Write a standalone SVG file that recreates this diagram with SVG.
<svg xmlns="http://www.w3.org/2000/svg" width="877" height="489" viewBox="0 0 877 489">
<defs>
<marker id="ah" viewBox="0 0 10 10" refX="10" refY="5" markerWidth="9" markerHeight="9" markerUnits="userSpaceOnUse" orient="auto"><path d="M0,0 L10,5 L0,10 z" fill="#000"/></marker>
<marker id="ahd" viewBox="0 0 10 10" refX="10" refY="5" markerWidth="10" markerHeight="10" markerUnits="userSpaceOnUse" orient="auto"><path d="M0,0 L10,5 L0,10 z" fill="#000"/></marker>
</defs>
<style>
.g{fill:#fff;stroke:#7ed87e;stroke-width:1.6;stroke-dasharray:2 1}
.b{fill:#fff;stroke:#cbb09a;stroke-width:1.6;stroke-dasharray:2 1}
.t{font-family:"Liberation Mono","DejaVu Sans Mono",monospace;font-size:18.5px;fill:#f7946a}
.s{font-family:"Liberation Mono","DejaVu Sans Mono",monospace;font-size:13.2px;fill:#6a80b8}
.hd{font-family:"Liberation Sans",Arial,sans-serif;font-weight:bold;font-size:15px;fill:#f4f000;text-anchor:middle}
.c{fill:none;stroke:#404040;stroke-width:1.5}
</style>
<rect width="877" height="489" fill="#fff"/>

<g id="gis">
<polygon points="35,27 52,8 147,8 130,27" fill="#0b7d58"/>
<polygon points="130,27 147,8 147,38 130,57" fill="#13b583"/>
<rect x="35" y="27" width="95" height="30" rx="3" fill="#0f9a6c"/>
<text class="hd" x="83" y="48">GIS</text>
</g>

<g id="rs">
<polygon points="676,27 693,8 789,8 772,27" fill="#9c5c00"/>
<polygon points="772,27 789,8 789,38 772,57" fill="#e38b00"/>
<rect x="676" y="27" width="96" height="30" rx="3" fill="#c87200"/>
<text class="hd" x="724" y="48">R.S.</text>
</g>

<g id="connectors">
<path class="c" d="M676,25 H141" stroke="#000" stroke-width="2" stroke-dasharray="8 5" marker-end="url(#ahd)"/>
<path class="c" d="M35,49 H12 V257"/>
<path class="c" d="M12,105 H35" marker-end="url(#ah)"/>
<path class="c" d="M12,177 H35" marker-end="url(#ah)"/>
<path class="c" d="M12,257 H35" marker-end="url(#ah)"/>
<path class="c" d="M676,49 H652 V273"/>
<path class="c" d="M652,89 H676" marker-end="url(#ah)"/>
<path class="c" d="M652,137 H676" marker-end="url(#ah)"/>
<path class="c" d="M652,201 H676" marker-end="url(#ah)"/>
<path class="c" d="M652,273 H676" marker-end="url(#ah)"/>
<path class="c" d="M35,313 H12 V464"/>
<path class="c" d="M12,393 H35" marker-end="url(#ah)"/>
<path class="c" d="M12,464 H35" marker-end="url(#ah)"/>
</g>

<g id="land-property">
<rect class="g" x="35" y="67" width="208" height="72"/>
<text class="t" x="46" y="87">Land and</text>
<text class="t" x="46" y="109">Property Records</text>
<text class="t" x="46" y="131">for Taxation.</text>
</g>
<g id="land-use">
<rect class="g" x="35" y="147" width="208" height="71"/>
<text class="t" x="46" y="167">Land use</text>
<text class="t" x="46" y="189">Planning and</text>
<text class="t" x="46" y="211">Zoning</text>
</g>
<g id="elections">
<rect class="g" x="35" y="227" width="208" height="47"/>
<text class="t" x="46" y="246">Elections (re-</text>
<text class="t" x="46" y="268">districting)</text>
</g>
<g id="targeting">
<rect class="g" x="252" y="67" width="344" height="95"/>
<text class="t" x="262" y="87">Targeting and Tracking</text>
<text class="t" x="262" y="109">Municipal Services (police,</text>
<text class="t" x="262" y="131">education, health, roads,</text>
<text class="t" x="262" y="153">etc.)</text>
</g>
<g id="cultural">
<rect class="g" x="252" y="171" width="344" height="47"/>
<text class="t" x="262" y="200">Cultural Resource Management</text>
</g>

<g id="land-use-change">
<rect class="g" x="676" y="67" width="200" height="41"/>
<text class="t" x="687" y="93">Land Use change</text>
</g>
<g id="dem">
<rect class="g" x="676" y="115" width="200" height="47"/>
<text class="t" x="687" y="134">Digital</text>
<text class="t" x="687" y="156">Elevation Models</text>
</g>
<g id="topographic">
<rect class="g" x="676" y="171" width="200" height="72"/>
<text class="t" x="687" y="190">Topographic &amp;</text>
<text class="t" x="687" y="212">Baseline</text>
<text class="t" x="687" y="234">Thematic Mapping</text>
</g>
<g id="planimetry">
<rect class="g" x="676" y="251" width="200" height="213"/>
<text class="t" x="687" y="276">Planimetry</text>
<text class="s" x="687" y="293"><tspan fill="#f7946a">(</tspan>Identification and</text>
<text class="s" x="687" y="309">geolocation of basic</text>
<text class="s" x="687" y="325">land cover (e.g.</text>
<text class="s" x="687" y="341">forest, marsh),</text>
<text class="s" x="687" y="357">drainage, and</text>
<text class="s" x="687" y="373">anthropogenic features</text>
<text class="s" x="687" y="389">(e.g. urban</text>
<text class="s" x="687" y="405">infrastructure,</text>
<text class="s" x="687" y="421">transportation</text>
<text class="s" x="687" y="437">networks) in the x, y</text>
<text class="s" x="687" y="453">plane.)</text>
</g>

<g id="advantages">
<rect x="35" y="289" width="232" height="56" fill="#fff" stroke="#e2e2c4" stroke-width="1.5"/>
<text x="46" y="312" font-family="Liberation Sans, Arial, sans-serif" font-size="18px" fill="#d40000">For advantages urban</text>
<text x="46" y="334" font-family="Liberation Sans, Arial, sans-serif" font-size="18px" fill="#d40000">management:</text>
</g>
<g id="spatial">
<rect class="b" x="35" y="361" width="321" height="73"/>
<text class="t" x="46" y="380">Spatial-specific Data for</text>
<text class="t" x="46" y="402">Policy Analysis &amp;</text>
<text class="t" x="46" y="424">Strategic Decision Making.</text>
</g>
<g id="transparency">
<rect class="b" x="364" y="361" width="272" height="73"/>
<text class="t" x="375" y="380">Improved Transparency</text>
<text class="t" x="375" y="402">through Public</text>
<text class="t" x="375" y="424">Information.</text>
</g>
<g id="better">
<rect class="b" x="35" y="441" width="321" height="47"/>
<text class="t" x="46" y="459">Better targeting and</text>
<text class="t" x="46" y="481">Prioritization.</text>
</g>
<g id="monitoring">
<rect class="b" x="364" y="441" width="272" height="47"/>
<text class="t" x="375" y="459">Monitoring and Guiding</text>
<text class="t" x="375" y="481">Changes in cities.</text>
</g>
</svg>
──────────────────────────────
» What the task requires: Give the complete listing a second time, exactly as it reads.

» Answer to this problem:
Write a standalone SVG file that recreates this diagram with SVG.
<svg xmlns="http://www.w3.org/2000/svg" width="877" height="489" viewBox="0 0 877 489">
<defs>
<marker id="ah" viewBox="0 0 10 10" refX="10" refY="5" markerWidth="9" markerHeight="9" markerUnits="userSpaceOnUse" orient="auto"><path d="M0,0 L10,5 L0,10 z" fill="#000"/></marker>
<marker id="ahd" viewBox="0 0 10 10" refX="10" refY="5" markerWidth="10" markerHeight="10" markerUnits="userSpaceOnUse" orient="auto"><path d="M0,0 L10,5 L0,10 z" fill="#000"/></marker>
</defs>
<style>
.g{fill:#fff;stroke:#7ed87e;stroke-width:1.6;stroke-dasharray:2 1}
.b{fill:#fff;stroke:#cbb09a;stroke-width:1.6;stroke-dasharray:2 1}
.t{font-family:"Liberation Mono","DejaVu Sans Mono",monospace;font-size:18.5px;fill:#f7946a}
.s{font-family:"Liberation Mono","DejaVu Sans Mono",monospace;font-size:13.2px;fill:#6a80b8}
.hd{font-family:"Liberation Sans",Arial,sans-serif;font-weight:bold;font-size:15px;fill:#f4f000;text-anchor:middle}
.c{fill:none;stroke:#404040;stroke-width:1.5}
</style>
<rect width="877" height="489" fill="#fff"/>

<g id="gis">
<polygon points="35,27 52,8 147,8 130,27" fill="#0b7d58"/>
<polygon points="130,27 147,8 147,38 130,57" fill="#13b583"/>
<rect x="35" y="27" width="95" height="30" rx="3" fill="#0f9a6c"/>
<text class="hd" x="83" y="48">GIS</text>
</g>

<g id="rs">
<polygon points="676,27 693,8 789,8 772,27" fill="#9c5c00"/>
<polygon points="772,27 789,8 789,38 772,57" fill="#e38b00"/>
<rect x="676" y="27" width="96" height="30" rx="3" fill="#c87200"/>
<text class="hd" x="724" y="48">R.S.</text>
</g>

<g id="connectors">
<path class="c" d="M676,25 H141" stroke="#000" stroke-width="2" stroke-dasharray="8 5" marker-end="url(#ahd)"/>
<path class="c" d="M35,49 H12 V257"/>
<path class="c" d="M12,105 H35" marker-end="url(#ah)"/>
<path class="c" d="M12,177 H35" marker-end="url(#ah)"/>
<path class="c" d="M12,257 H35" marker-end="url(#ah)"/>
<path class="c" d="M676,49 H652 V273"/>
<path class="c" d="M652,89 H676" marker-end="url(#ah)"/>
<path class="c" d="M652,137 H676" marker-end="url(#ah)"/>
<path class="c" d="M652,201 H676" marker-end="url(#ah)"/>
<path class="c" d="M652,273 H676" marker-end="url(#ah)"/>
<path class="c" d="M35,313 H12 V464"/>
<path class="c" d="M12,393 H35" marker-end="url(#ah)"/>
<path class="c" d="M12,464 H35" marker-end="url(#ah)"/>
</g>

<g id="land-property">
<rect class="g" x="35" y="67" width="208" height="72"/>
<text class="t" x="46" y="87">Land and</text>
<text class="t" x="46" y="109">Property Records</text>
<text class="t" x="46" y="131">for Taxation.</text>
</g>
<g id="land-use">
<rect class="g" x="35" y="147" width="208" height="71"/>
<text class="t" x="46" y="167">Land use</text>
<text class="t" x="46" y="189">Planning and</text>
<text class="t" x="46" y="211">Zoning</text>
</g>
<g id="elections">
<rect class="g" x="35" y="227" width="208" height="47"/>
<text class="t" x="46" y="246">Elections (re-</text>
<text class="t" x="46" y="268">districting)</text>
</g>
<g id="targeting">
<rect class="g" x="252" y="67" width="344" height="95"/>
<text class="t" x="262" y="87">Targeting and Tracking</text>
<text class="t" x="262" y="109">Municipal Services (police,</text>
<text class="t" x="262" y="131">education, health, roads,</text>
<text class="t" x="262" y="153">etc.)</text>
</g>
<g id="cultural">
<rect class="g" x="252" y="171" width="344" height="47"/>
<text class="t" x="262" y="200">Cultural Resource Management</text>
</g>

<g id="land-use-change">
<rect class="g" x="676" y="67" width="200" height="41"/>
<text class="t" x="687" y="93">Land Use change</text>
</g>
<g id="dem">
<rect class="g" x="676" y="115" width="200" height="47"/>
<text class="t" x="687" y="134">Digital</text>
<text class="t" x="687" y="156">Elevation Models</text>
</g>
<g id="topographic">
<rect class="g" x="676" y="171" width="200" height="72"/>
<text class="t" x="687" y="190">Topographic &amp;</text>
<text class="t" x="687" y="212">Baseline</text>
<text class="t" x="687" y="234">Thematic Mapping</text>
</g>
<g id="planimetry">
<rect class="g" x="676" y="251" width="200" height="213"/>
<text class="t" x="687" y="276">Planimetry</text>
<text class="s" x="687" y="293"><tspan fill="#f7946a">(</tspan>Identification and</text>
<text class="s" x="687" y="309">geolocation of basic</text>
<text class="s" x="687" y="325">land cover (e.g.</text>
<text class="s" x="687" y="341">forest, marsh),</text>
<text class="s" x="687" y="357">drainage, and</text>
<text class="s" x="687" y="373">anthropogenic features</text>
<text class="s" x="687" y="389">(e.g. urban</text>
<text class="s" x="687" y="405">infrastructure,</text>
<text class="s" x="687" y="421">transportation</text>
<text class="s" x="687" y="437">networks) in the x, y</text>
<text class="s" x="687" y="453">plane.)</text>
</g>

<g id="advantages">
<rect x="35" y="289" width="232" height="56" fill="#fff" stroke="#e2e2c4" stroke-width="1.5"/>
<text x="46" y="312" font-family="Liberation Sans, Arial, sans-serif" font-size="18px" fill="#d40000">For advantages urban</text>
<text x="46" y="334" font-family="Liberation Sans, Arial, sans-serif" font-size="18px" fill="#d40000">management:</text>
</g>
<g id="spatial">
<rect class="b" x="35" y="361" width="321" height="73"/>
<text class="t" x="46" y="380">Spatial-specific Data for</text>
<text class="t" x="46" y="402">Policy Analysis &amp;</text>
<text class="t" x="46" y="424">Strategic Decision Making.</text>
</g>
<g id="transparency">
<rect class="b" x="364" y="361" width="272" height="73"/>
<text class="t" x="375" y="380">Improved Transparency</text>
<text class="t" x="375" y="402">through Public</text>
<text class="t" x="375" y="424">Information.</text>
</g>
<g id="better">
<rect class="b" x="35" y="441" width="321" height="47"/>
<text class="t" x="46" y="459">Better targeting and</text>
<text class="t" x="46" y="481">Prioritization.</text>
</g>
<g id="monitoring">
<rect class="b" x="364" y="441" width="272" height="47"/>
<text class="t" x="375" y="459">Monitoring and Guiding</text>
<text class="t" x="375" y="481">Changes in cities.</text>
</g>
</svg>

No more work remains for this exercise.